ALASTAIR CAMPBELL, the Prime Minister's press chief, lives a Spartan life at Downing Street and turns down scores of lunch invites. Indeed Pandora believes that he has lunched with only one journalist since the election. That was with Kelvin McKenzie of Mirror Group and was clearly a great success for the Government. After hiring Paul Routledge as its chief political commentator last week, the Mirror headlined his debut with: "Achtung! Alastair ... He's Coming Your Way Soon!" But presumably not for a meal.

Dole is up

THINGS are looking up for the former American Vice-President Bob Dole, who failed dismally to unseat Bill Clinton in the last US election. American newspapers have reported that Dole was an early test recipient of Viagra, the male sexual wonder drug. Speaking a few days ago in Washington at the 22nd reunion of Gerald Ford's White House team, Dole told the former President: "There's an old saying - you're as young as you feel. And if you have any doubt about it, I have a great drug I can recommend."

Dome privileges

ONE of the many claims of the Millennium Dome planners has been that it will be a "car-free site". Residents of the Borough of Greenwich have been assured that they won't be locked into a hellish traffic grid-lock. The new Jubilee Line is being pushed to complete by the Dome's opening day and there has been endless utopian hype about turning the River Thames into a "highway" for visitors to "cruise".

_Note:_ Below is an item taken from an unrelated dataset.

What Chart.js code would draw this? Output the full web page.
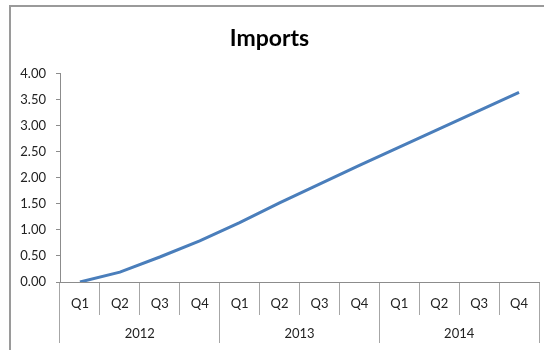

How intriguing, then, to read Peter Mandelson's detailed written answer to Tory MP Norman Baker's question about parking at the Dome. It seems there will be 247 parking spaces for VIPs. As Pandora's Canary Wharf office overlooks Mandy's folly, it will be interesting to see how many ministers' cars find their way into those VIP slots. In other words, watch this space.

Faber's nemesis

IS SOMEBODY trying to finish off Tory MP David Faber's career once and for all? First he was sacked as Tory shadow Foreign Office spokesman on "the rest of the world" in William Hague's reshuffle. Yesterday, if that wasn't dire enough, an anonymous "press release" mysteriously found its way to the hacks at Westminster. Purporting to be a defence of Faber, it includes such hapless lines as "He is certainly no worse than many others on the front bench and recently had been performing well..."

It went on to make the ludicrous suggestion that Faber could have been sacked because his name was found in the visitor's book of a "PR girl" whom Hague supposedly fancied some years ago. Unfortunately, there were some hacks who concluded that this "release" had been written by Faber himself. When Pandora rang Faber and asked him point-blank if this was so, his denial was unyielding. "No, no, no. You must be joking. I haven't said a word."

Modern puds

SARA LEE, the Chicago-based frozen pastry corporation whose products are widely sold in Britain, yesterday announced its donation of 40 modern paintings worth $100m to various US museums. Foremost among the works is a Matisse called Lemons on a Pewter Plate. Pandora is thinking of commissioning Damien Hirst to do a copy called Lemon Cheesecake in Formaldehyde Syrup.